La impostura es una institución de estado

Tropezamos por todos lados con la evidencia monótona de esta conclusión; todo esto es lógico, todo esto es claro, y no podría ser de otro modo. Para asegurarse los hombres, los que dirigen los acontecimientos tienen necesidad de su ignorancia, porque los dirigentes son una minoría y los hombres son innumerables, y serían los más fuertes si quisieran. La ignorancia aisla a los individuos, divide a las multitudes, hace que el gran número no cuente; por eso a medida que los espíritus van abriéndose, se los cerraba con la mentira.
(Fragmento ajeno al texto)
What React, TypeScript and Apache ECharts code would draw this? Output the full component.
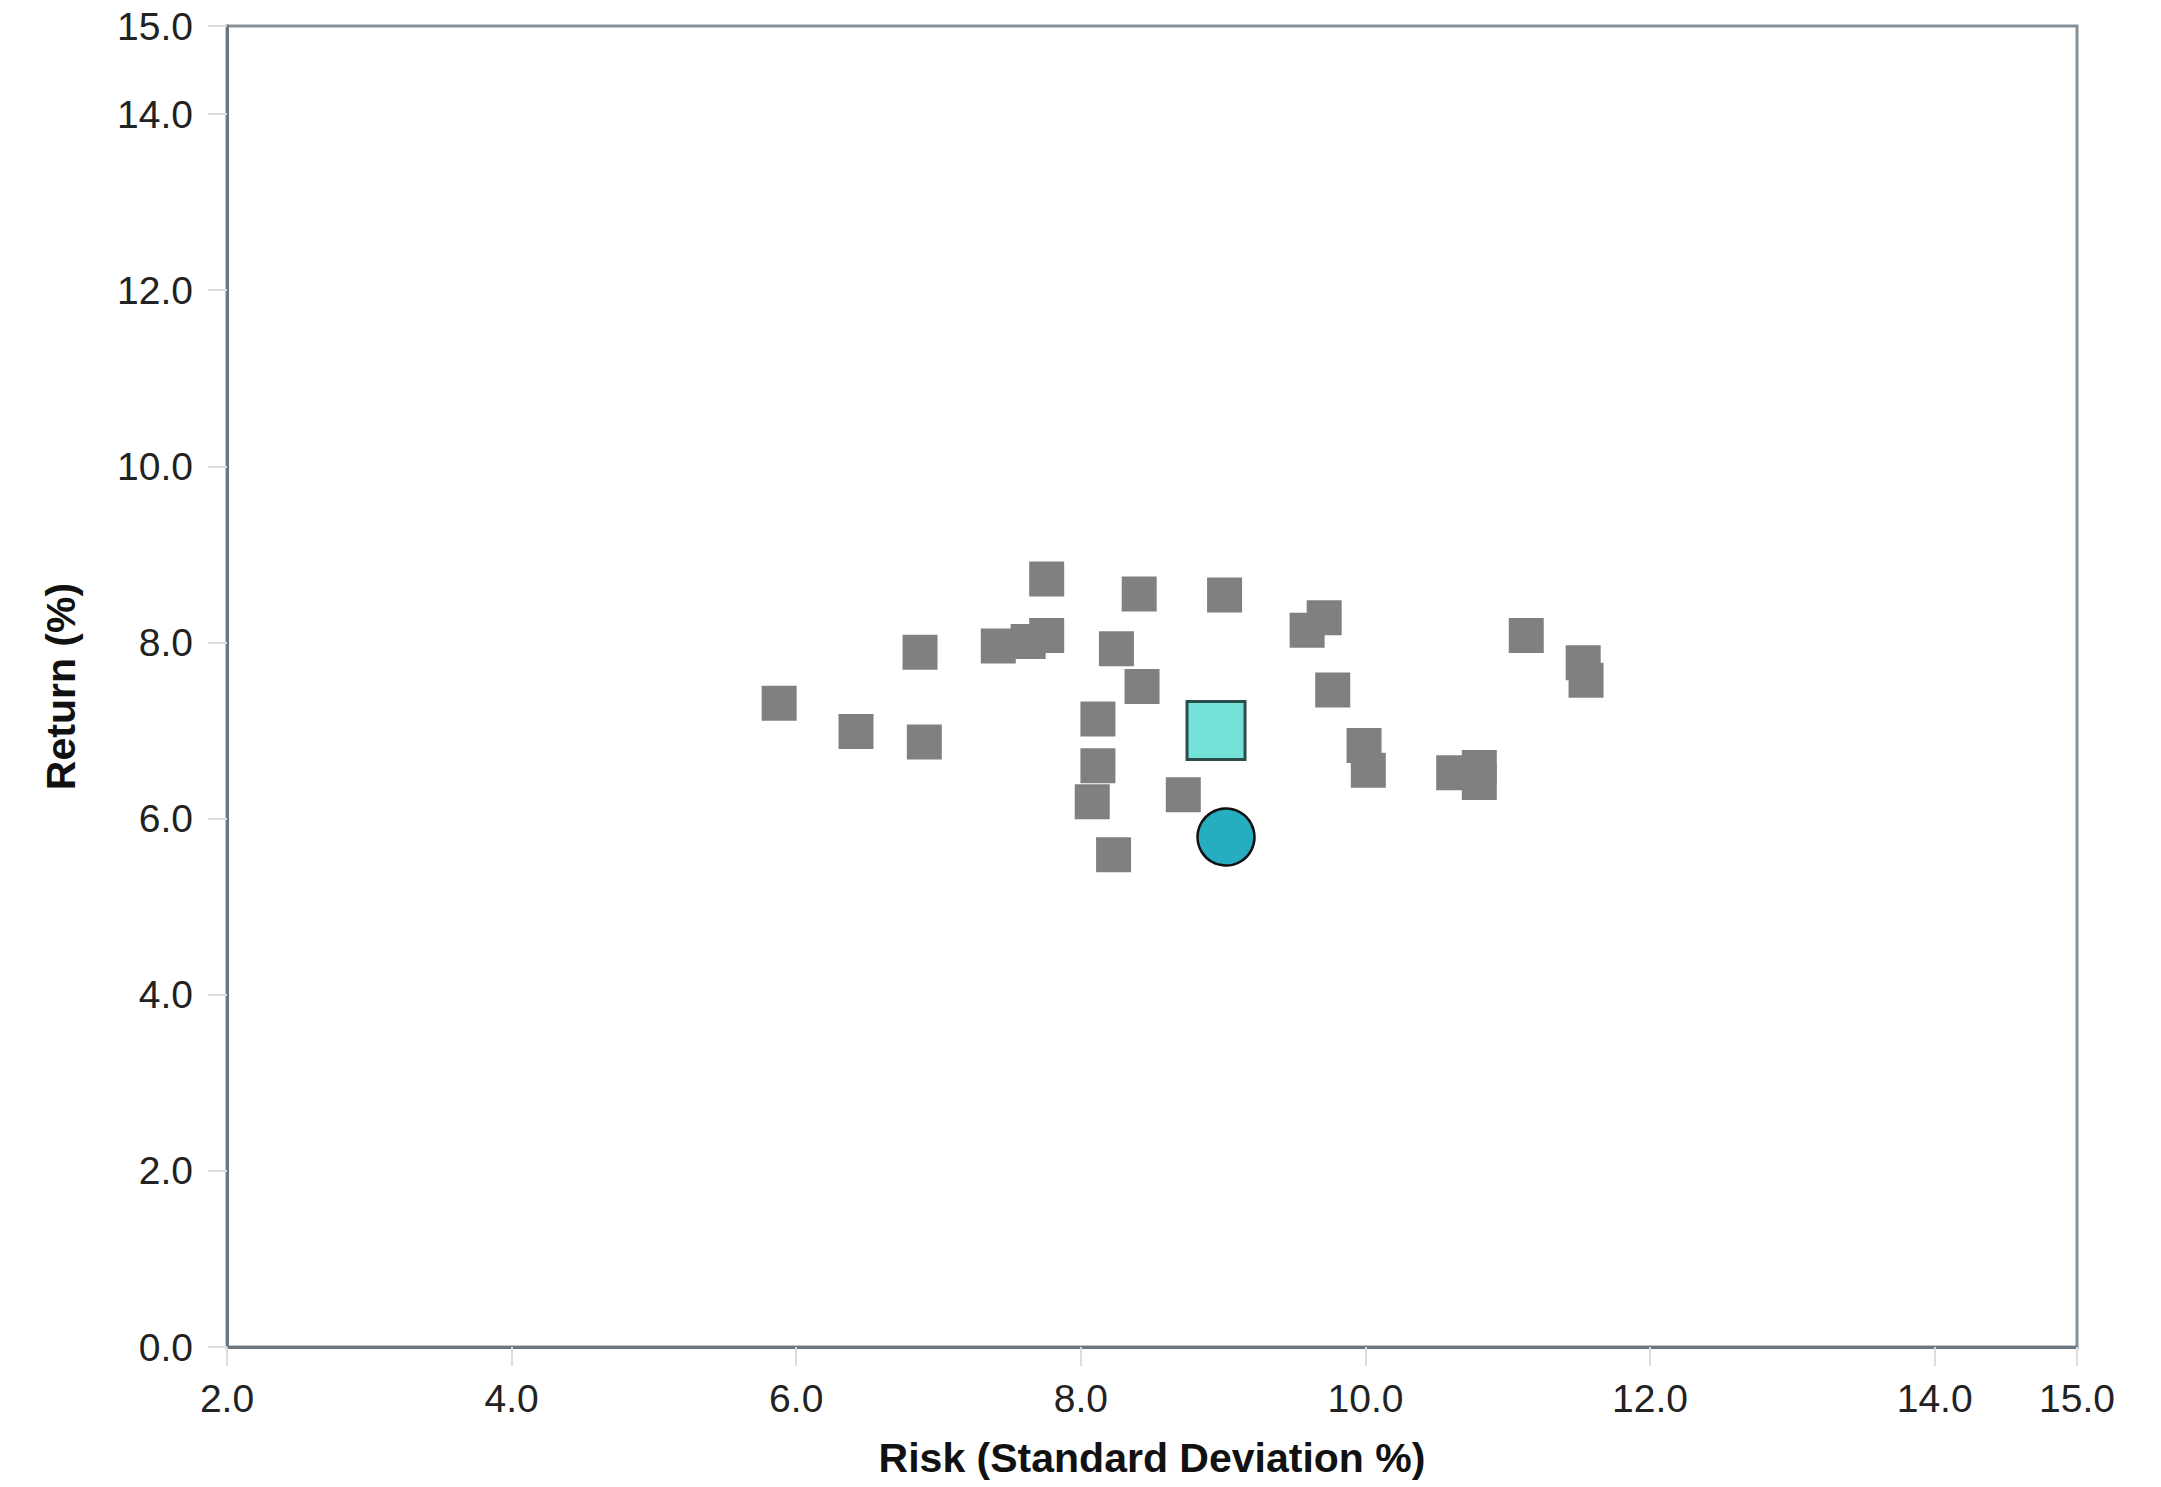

El que sabe mal es un ignorante peor que el que no sabe. Es una presa más activa. La vieja sociedad, desproporcionada en su fórmula obligatoria monstruosa por naturaleza, no podía vivir y no ha vivido más que de engaño. Ha sabido organizar hasta un grado prodigioso el reino de la impostura, frente a ese fantasma colectivo que se llama el público.

(Continuará)

 

(1)– “Hasta la vista señores! Una vez el honor en salvo y después de algunas caballerescas batallas de nuestros ejércitos, nosotros nos volveremos a encontrar cortésmente, unos delante de otros, como ahora”, decía en 1870 el embajador de Alemania, despidiéndose de los diplomáticos franceses. Esta frase es el eterno epígrafe de la comedia de los poderosos y de la tragedia de los pueblos. Se habla de las responsabilidades de esta guerra. Conviene, ciertamente hacer la luz en todo. Se discutirá, sin duda, durante mucho tiempo sobre las causas ocasionales de la guerra: la agresión de Alemania contra Francia, o más bien la alianza franco-rusa. Sin duda el conocimiento exacto de los hechos demostrará la repartición de las responsabilidades la parte de culpabilidad de todos los dirigentes sin excepción a los Guillermo II, los Nicolás II, los Jorge V y los Poicaré y les imprimirá a todos definitivamente su epíteto de malhechores públicos -hasta el día en que elevándose por fin por encima de esas discusiones locales de detalles y de figuras, de pretextos, no de causas, la conciencia humana juzgará que la guerra durará en el mundo mientras ella sea decidida por los que la hacen. Que esta conciencia soberana se apresure a lanzar el grito de la razón porque se acerca el día de la total ruina y de la carnicería universal.